Вечером в испанском доме | страница 11



— Ты присматривал за бабушкой?

— Она все время спала.

— Спала? А вон кричит. Ну, достанется мне! — И потрусила к крыльцу.

3

Осень и зима были для моей мамы суматошными, тревожными, она заметно похудела, но глаза блестели задорно, даже вызывающе, и на усталость она не жаловалась.

Только в ноябре напали на след воров, а до этого всем нам было как-то не по себе. Впрочем, Галейку оставили в покое почти сразу же, тем более, что Вероника Павловна авторитетно охарактеризовала своего подопечного как болтунишку и фантазера, потешающего класс невозможными измышлениями.

Совсем плоха была бабушка, и мама уходила на занятия изможденная ночным бдением, а после занятий искала редкие лекарства, потом стояла в магазинах и возвращалась еле живая.

Галейка не пошел ни в какой кружок — маме теперь было не до своей затеи, — да он целыми днями пиликал на баяне, и старшие были очень довольны: благо, мальчик не шатался по улицам.

Мы с Динкой учились ни шатко, ни валко, к тому же моя сестра намеревалась оставить школу и поступить на работу. Марсель уже работал — монтером в водосвете — и ходил теперь по улицам, перевесив через плечо «когти», жил в своем саманном домишке и к нам не являлся. Между переменами в его жизни и решением Динки бросить школу существовала несомненная связь, о которой мама пока еще не подозревала.

В мае умерла бабушка. Я видел бабушку накануне ее кончины, она сидела прямая, я бы даже сказал, стройная, в белом платке, натянувшемся на ее выпуклом высоком лбу, и лицо у бабушки было свежее, будто совсем не задетое болезнью, свежее и горделивое лицо. Говорили, и со смертью она не потеряла красоты, но я уже ее не видел.

Я испугался смерти в нашем доме. Это был испуг, смешанный с каким-то еще стыдом. Может быть, это было смущение перед ритуалом, хотя и обычным в нашей среде, но необычайным, не привычным для среды более широкой, для города, в котором преобладали иные ритуалы и порядки. Я ушел со двора в день бабушкиных похорон. Я лежал на островке, потом бродил по улицам, я плакал и бормотал: «Где моя собака, она все понимала, она любила меня — где она? Чем она провинилась? Перед кем?.. Теперь она пропала, пропала…»

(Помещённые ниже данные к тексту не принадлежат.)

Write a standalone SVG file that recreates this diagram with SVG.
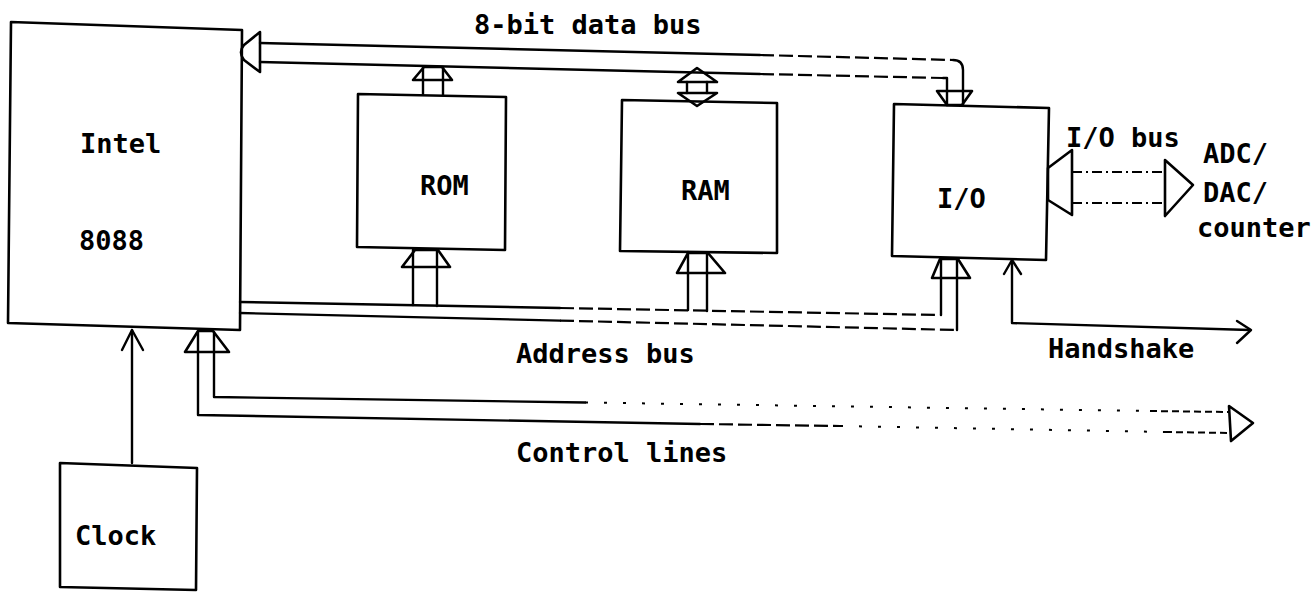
<svg xmlns="http://www.w3.org/2000/svg" width="1316" height="592" viewBox="0 0 1316 592">
<style>
.box{fill:none;stroke:#000;stroke-width:2.6;stroke-linejoin:round}
.ln{fill:none;stroke:#000;stroke-width:2.4;stroke-linecap:round;stroke-linejoin:round}
.dl{fill:none;stroke:#000;stroke-width:2.2;stroke-dasharray:14 5}
.dt{fill:none;stroke:#000;stroke-width:2;stroke-dasharray:3 16}
.dd{fill:none;stroke:#000;stroke-width:2;stroke-dasharray:7 4}
.dda{fill:none;stroke:#000;stroke-width:2;stroke-dasharray:10 4 2 4}
.hd{fill:none;stroke:#000;stroke-width:2.6;stroke-linejoin:round}
text{font-family:"DejaVu Sans Mono","Liberation Mono",monospace;font-weight:bold;font-size:27px;fill:#000}
</style>
<rect width="1316" height="592" fill="#fff"/>
<g id="connectors">
  <!-- 8-bit data bus -->
  <path class="hd" d="M260,32 L244,45 Q238,52 244,60 L260,72 Z"/>
  <path class="ln" d="M260,43 L760,55"/>
  <path class="dl" d="M760,55 L953,60"/>
  <path class="ln" d="M953,60 Q963,60 963,70 L963,105"/>
  <path class="ln" d="M260,62 L760,74"/>
  <path class="dl" d="M760,74 L943,78"/>
  <path class="ln" d="M943,78 L947,78 L947,105"/>
  <polygon class="hd" points="937,91 972,91 962,105 947,105"/>
  <!-- ROM to data bus -->
  <path class="ln" d="M423,67 V94 M443,67 V95"/>
  <polygon class="hd" points="413,80 424,67 442,67 452,80"/>
  <!-- RAM to data bus -->
  <path class="ln" d="M687,82 V93 M707,82 V93"/>
  <polygon class="hd" points="678,82 697,68 717,82"/>
  <polygon class="hd" points="678,93 717,93 697,106"/>
  <!-- Address bus -->
  <path class="ln" d="M240,302 L560,308"/>
  <path class="dl" d="M560,308 L941,315"/>
  <path class="ln" d="M941,315 V260"/>
  <path class="ln" d="M240,313 L560,320.6"/>
  <path class="dl" d="M560,320.6 L957,330"/>
  <path class="ln" d="M957,330 V260"/>
  <polygon class="hd" points="932,278 940,259 958,259 970,278"/>
  <path class="ln" d="M413,250 V305 M437,250 V306"/>
  <polygon class="hd" points="402,267 415,250 438,250 450,267"/>
  <path class="ln" d="M688,252 V310 M707,253 V311"/>
  <polygon class="hd" points="677,273 688,253 708,253 725,273"/>
  <!-- Control lines -->
  <path class="ln" d="M214,332 V397 L585,402.5"/>
  <path class="dt" d="M585,402.5 L1150,411"/>
  <path class="dd" d="M1150,411 L1230,412"/>
  <path class="ln" d="M198,332 V415 L700,424"/>
  <path class="dl" d="M700,424 L840,426"/>
  <path class="dt" d="M840,426 L1165,432"/>
  <path class="dd" d="M1165,432 L1230,433"/>
  <polygon class="hd" points="185,352 198,331 213,331 229,352"/>
  <polygon class="hd" points="1229,406 1253,423 1231,441"/>
  <!-- Clock to Intel -->
  <path class="ln" d="M132,463 V330"/>
  <path class="ln" d="M122,350 L132,330 L143,350"/>
  <!-- Handshake -->
  <path class="ln" d="M1012,260 V323 L1250,330"/>
  <path class="ln" d="M1004,274 L1012,260 L1021,274"/>
  <path class="ln" d="M1237,321 L1251,330 L1237,343"/>
  <!-- I/O bus -->
  <polygon class="hd" points="1072,150 1048,168 1048,200 1072,215"/>
  <path class="dda" d="M1072,172 H1165 M1072,203 H1165"/>
  <polygon class="hd" points="1165,160 1193,185 1165,216"/>
</g>
<g id="labels">
  <text x="474" y="34">8-bit data bus</text>
  <text x="1066" y="147">I/O bus</text>
  <text x="1203" y="163">ADC/</text>
  <text x="1203" y="202">DAC/</text>
  <text x="1197" y="237">counter</text>
  <text x="516" y="363">Address bus</text>
  <text x="1048" y="358">Handshake</text>
  <text x="516" y="462">Control lines</text>
</g>
<g id="intel">
  <polygon class="box" points="11,22 242,30 240,330 8,323"/>
  <text x="80" y="153">Intel</text>
  <text x="79" y="250">8088</text>
</g>
<g id="rom">
  <polygon class="box" points="358,94 506,97 505,250 357,247"/>
  <text x="420" y="195">ROM</text>
</g>
<g id="ram">
  <polygon class="box" points="622,100 777,103 777,253 620,251"/>
  <text x="681" y="200">RAM</text>
</g>
<g id="io">
  <polygon class="box" points="894,104 1049,108 1046,260 892,256"/>
  <text x="937" y="208">I/O</text>
</g>
<g id="clock">
  <polygon class="box" points="60,463 197,468 196,590 60,587"/>
  <text x="75" y="545">Clock</text>
</g>
</svg>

Потом я отправился в сквер на улице Красногвардейцев, сел на скамейку и стал смотреть на дом, в котором жила Тамарка, дочь летчика. Тамарка была рослая, крепкая девчонка с маленькими крапчатыми глазками. Она училась в нашей школе. У меня было к ней странное отношение. Я не надеялся — да, наверно, и не хотел — увидеть ее и, уж подавно, поговорить с нею, я никогда с нею не разговаривал. То, что я испытывал, было мечтой, тоской, — по какой-то другой жизни, отличной от нашей.